Exercise prompt:
Copy out every line that contains the word "chart".

======== Supplied material

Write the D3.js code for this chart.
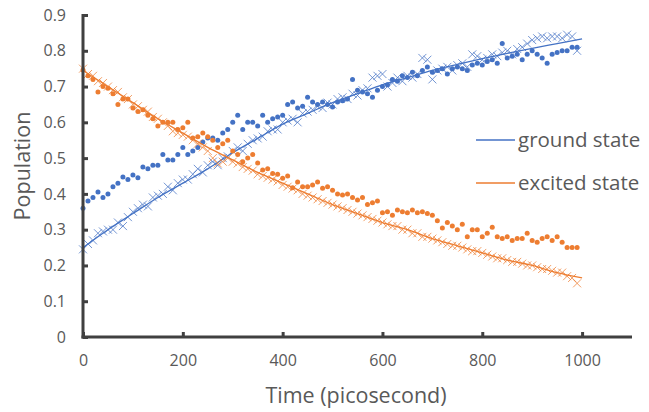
<!DOCTYPE html>
<html>
<head>
<meta charset="utf-8">
<script src="https://cdn.jsdelivr.net/npm/d3@7"></script>
<style>
  html, body { margin: 0; padding: 0; background: #fff; }
  svg text { font-family: "Open Sans", "DejaVu Sans", sans-serif; }
</style>
</head>
<body>
<svg id="chart" width="649" height="412"></svg>
<script>
// ---- data ----
const times = d3.range(0, 1000, 10); // 0, 10, ..., 990 ps sample times
const groundDots = [0.36,0.38,0.39,0.405,0.39,0.40,0.42,0.43,0.447,0.44,
  0.453,0.445,0.475,0.47,0.48,0.48,0.51,0.495,0.495,0.51,
  0.53,0.51,0.52,0.53,0.545,0.556,0.556,0.55,0.57,0.58,
  0.60,0.62,0.58,0.60,0.60,0.59,0.62,0.60,0.61,0.615,
  0.62,0.65,0.657,0.64,0.645,0.67,0.657,0.65,0.657,0.65,
  0.643,0.657,0.66,0.665,0.72,0.69,0.685,0.68,0.67,0.69,
  0.70,0.705,0.72,0.715,0.73,0.725,0.74,0.73,0.745,0.755,
  0.74,0.745,0.75,0.735,0.75,0.755,0.75,0.745,0.76,0.765,
  0.76,0.77,0.775,0.765,0.82,0.78,0.785,0.79,0.775,0.79,
  0.80,0.79,0.78,0.765,0.79,0.795,0.80,0.80,0.81,0.81];
const groundCross = [0.245,0.26,0.27,0.29,0.295,0.30,0.30,0.32,0.31,0.335,
  0.35,0.36,0.37,0.365,0.39,0.395,0.40,0.42,0.41,0.43,
  0.44,0.44,0.455,0.47,0.46,0.48,0.49,0.48,0.50,0.505,
  0.52,0.53,0.52,0.54,0.55,0.555,0.56,0.575,0.58,0.58,
  0.60,0.605,0.61,0.60,0.625,0.63,0.635,0.645,0.64,0.655,
  0.65,0.665,0.67,0.665,0.68,0.675,0.69,0.695,0.725,0.73,
  0.735,0.70,0.71,0.725,0.715,0.73,0.725,0.735,0.78,0.775,
  0.72,0.745,0.75,0.755,0.745,0.76,0.765,0.755,0.79,0.785,
  0.775,0.78,0.79,0.785,0.795,0.80,0.79,0.805,0.81,0.82,
  0.83,0.835,0.84,0.835,0.84,0.84,0.835,0.845,0.84,0.80];
const excitedDots = [0.746,0.73,0.72,0.685,0.70,0.695,0.68,0.65,0.665,0.665,
  0.64,0.63,0.635,0.62,0.61,0.59,0.60,0.60,0.60,0.58,
  0.585,0.60,0.556,0.56,0.57,0.56,0.55,0.53,0.54,0.55,
  0.52,0.51,0.49,0.50,0.51,0.486,0.467,0.47,0.457,0.455,
  0.444,0.45,0.417,0.433,0.42,0.42,0.425,0.433,0.416,0.42,
  0.41,0.40,0.397,0.40,0.39,0.383,0.39,0.37,0.375,0.38,
  0.347,0.35,0.34,0.355,0.35,0.347,0.355,0.347,0.35,0.345,
  0.34,0.325,0.305,0.32,0.31,0.30,0.315,0.28,0.30,0.30,
  0.28,0.29,0.307,0.28,0.275,0.28,0.27,0.275,0.275,0.29,
  0.27,0.265,0.275,0.28,0.27,0.28,0.265,0.25,0.25,0.25];
const excitedCross = [0.75,0.735,0.73,0.715,0.71,0.70,0.69,0.685,0.67,0.665,
  0.65,0.645,0.635,0.63,0.615,0.61,0.60,0.59,0.575,0.57,
  0.565,0.56,0.55,0.54,0.53,0.52,0.50,0.485,0.49,0.50,
  0.49,0.485,0.475,0.47,0.465,0.455,0.45,0.445,0.44,0.435,
  0.425,0.42,0.415,0.41,0.40,0.395,0.39,0.385,0.38,0.375,
  0.37,0.365,0.36,0.355,0.35,0.345,0.34,0.335,0.33,0.325,
  0.32,0.315,0.31,0.31,0.30,0.30,0.29,0.29,0.28,0.28,
  0.275,0.27,0.265,0.26,0.255,0.255,0.25,0.245,0.24,0.24,
  0.235,0.23,0.225,0.22,0.22,0.215,0.21,0.21,0.205,0.20,
  0.20,0.195,0.19,0.19,0.185,0.18,0.18,0.17,0.165,0.15];
// fitted curves
const fitTimes = [0,50,100,150,200,250,300,350,400,450,500,550,600,650,700,750,800,850,900,950,1000];
const groundFit = [0.25,0.30,0.345,0.39,0.43,0.47,0.515,0.555,0.595,0.625,0.655,0.68,0.705,0.725,0.745,0.762,0.778,0.793,0.807,0.82,0.833];
const excitedFit = [0.745,0.70,0.655,0.61,0.57,0.53,0.495,0.46,0.43,0.40,0.37,0.345,0.32,0.30,0.275,0.255,0.235,0.215,0.20,0.18,0.165];
const xTicks = [0,200,400,600,800,1000];
const yTicks = [0,0.1,0.2,0.3,0.4,0.5,0.6,0.7,0.8,0.9];
const legendLabels = ["ground state", "excited state"];
const colors = ["#4472C4", "#ED7D31"];
const xTitle = "Time (picosecond)";
const yTitle = "Population";

// ---- drawing ----
const svg = d3.select("#chart");
const x = d3.scaleLinear().domain([0, 1100]).range([83, 632]);
const y = d3.scaleLinear().domain([0, 0.9]).range([337, 15]);
const axisColor = "#404040";
const textColor = "#595959";

// series
const series = [
  {dots: groundDots, cross: groundCross, fit: groundFit, color: colors[0]},
  {dots: excitedDots, cross: excitedCross, fit: excitedFit, color: colors[1]}
];
const line = d3.line().curve(d3.curveMonotoneX).x(d => x(d[0])).y(d => y(d[1]));

series.forEach(s => {
  const g = svg.append("g");
  // crosses
  const cs = 4;
  g.selectAll("path.cross").data(times.map((t, i) => [t, s.cross[i]])).join("path")
    .attr("class", "cross")
    .attr("d", d => {
      const cx = x(d[0]), cy = y(d[1]);
      return `M${cx-cs},${cy-cs}L${cx+cs},${cy+cs}M${cx-cs},${cy+cs}L${cx+cs},${cy-cs}`;
    })
    .attr("stroke", s.color).attr("stroke-width", 1).attr("stroke-opacity", 0.75).attr("fill", "none");
  // fit line
  g.append("path").datum(fitTimes.map((t, i) => [t, s.fit[i]]))
    .attr("d", line).attr("fill", "none").attr("stroke", s.color).attr("stroke-width", 1.3);
  // dots
  g.selectAll("circle").data(times.map((t, i) => [t, s.dots[i]])).join("circle")
    .attr("cx", d => x(d[0])).attr("cy", d => y(d[1])).attr("r", 2.5)
    .attr("fill", s.color);
});

// axes
const yAxis = d3.axisLeft(y).tickValues(yTicks).tickFormat(d => d === 0 ? "0" : d3.format(".1f")(d))
  .tickSizeInner(-5).tickSizeOuter(0).tickPadding(17);
const gy = svg.append("g").attr("transform", "translate(83,0)").call(yAxis);
const xAxis = d3.axisBottom(x).tickValues(xTicks).tickFormat(d3.format("d"))
  .tickSizeInner(-5).tickSizeOuter(0).tickPadding(18);
const gx = svg.append("g").attr("transform", "translate(0,337)").call(xAxis);
[gx, gy].forEach(g => {
  g.select(".domain").attr("stroke", axisColor).attr("stroke-width", 3);
  g.selectAll(".tick line").attr("stroke", axisColor).attr("stroke-width", 3);
  g.selectAll(".tick text").attr("fill", textColor).style("font-size", "16px");
});
gy.select(".domain").attr("d", `M0,${y(0.9)-1}V${y(0)+1.5}`);
gx.select(".domain").attr("d", `M${x(0)-1.5},0H${x(1100)}`);

// titles
svg.append("text").attr("x", 356).attr("y", 403).attr("text-anchor", "middle")
  .attr("fill", textColor).style("font-size", "21.5px").text(xTitle);
svg.append("text").attr("transform", "translate(30,166) rotate(-90)").attr("text-anchor", "middle")
  .attr("fill", textColor).style("font-size", "21.5px").text(yTitle);

// legend
const lg = svg.append("g");
legendLabels.forEach((lab, i) => {
  const ly = 140 + i * 43;
  lg.append("line").attr("x1", 476).attr("x2", 515).attr("y1", ly).attr("y2", ly)
    .attr("stroke", colors[i]).attr("stroke-width", 1.3);
  lg.append("text").attr("x", 518).attr("y", ly).attr("dy", "0.35em")
    .attr("fill", textColor).style("font-size", "20.5px").text(lab);
});
</script>
</body>
</html>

================

Task response:
Write the D3.js code for this chart.
<svg id="chart" width="649" height="412"></svg>
const svg = d3.select("#chart");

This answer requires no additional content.